SPARC is a specification, anyone can design & create CPU's as well as systems... and many have done so. http://sparc.org/
A few examples:
Solbourne computing systems created SMP SPARC systems before other SPARC vendors like SUN were producing them. http://en.wikipedia.org/wiki/Solbourne
The HyperSPARC processor is a fine example - it was made by Ross Technology, which created a very competitive 32 bit implementation of SPARC under MBus based equipment. http://en.wikipedia.org/wiki/HyperSPARC
HAL Computer Systems produced the first 64-bit SPARC V9 of the SPARC architecture, were later purchased by Fujitsu, and their architecture lives on in Fujitsu and SUN platforms today. http://en.wikipedia.org/wiki/HAL_Computer_Systems
The CoolThreads processor is a fine example - it was created by a Afara Websystems Inc., which was later purchased by SUN. Fujitsu partnered with SUN to re-sells this technology, today. http://en.wikipedia.org/wiki/Afara_Websystems
Funny, there are no lawsuits in the Open SPARC world, like Intel levies against AMD every few years in the proprietary x86 and x64 worlds.

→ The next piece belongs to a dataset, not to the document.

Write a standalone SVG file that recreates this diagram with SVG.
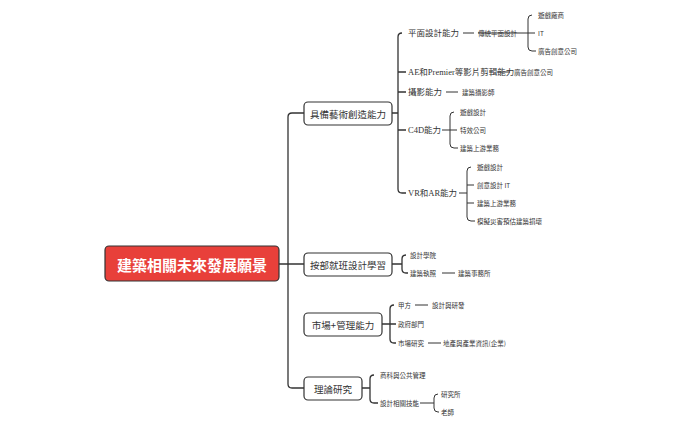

SUN has even shared Open Firmware on their systems with most other non-x86 computer system vendors. http://en.wikipedia.org/wiki/Open_firmware
A few examples of vendors leveraging includes: SUN, Apple, Fujitsu, and IBM.
SUN had released Solaris as Open Source, as well. http://opensolaris.org/os/
Some companies claim products have an Open Architecture, SPARC has continually demonstrated it, from soup to nuts.
Just a quick mention that Sun will lick anyone's boots to make a sale... even the S-est of SMBs. They'll even try to get you investors to buy their kit. Check out the Sun Startup Essentials Program to see how low they'll go.
I personally hope IBM would keep Sun's x86 blades and storage systems. We quickly skipped over IBM's and Dell's bland offerings for Sun when building out our datacenters.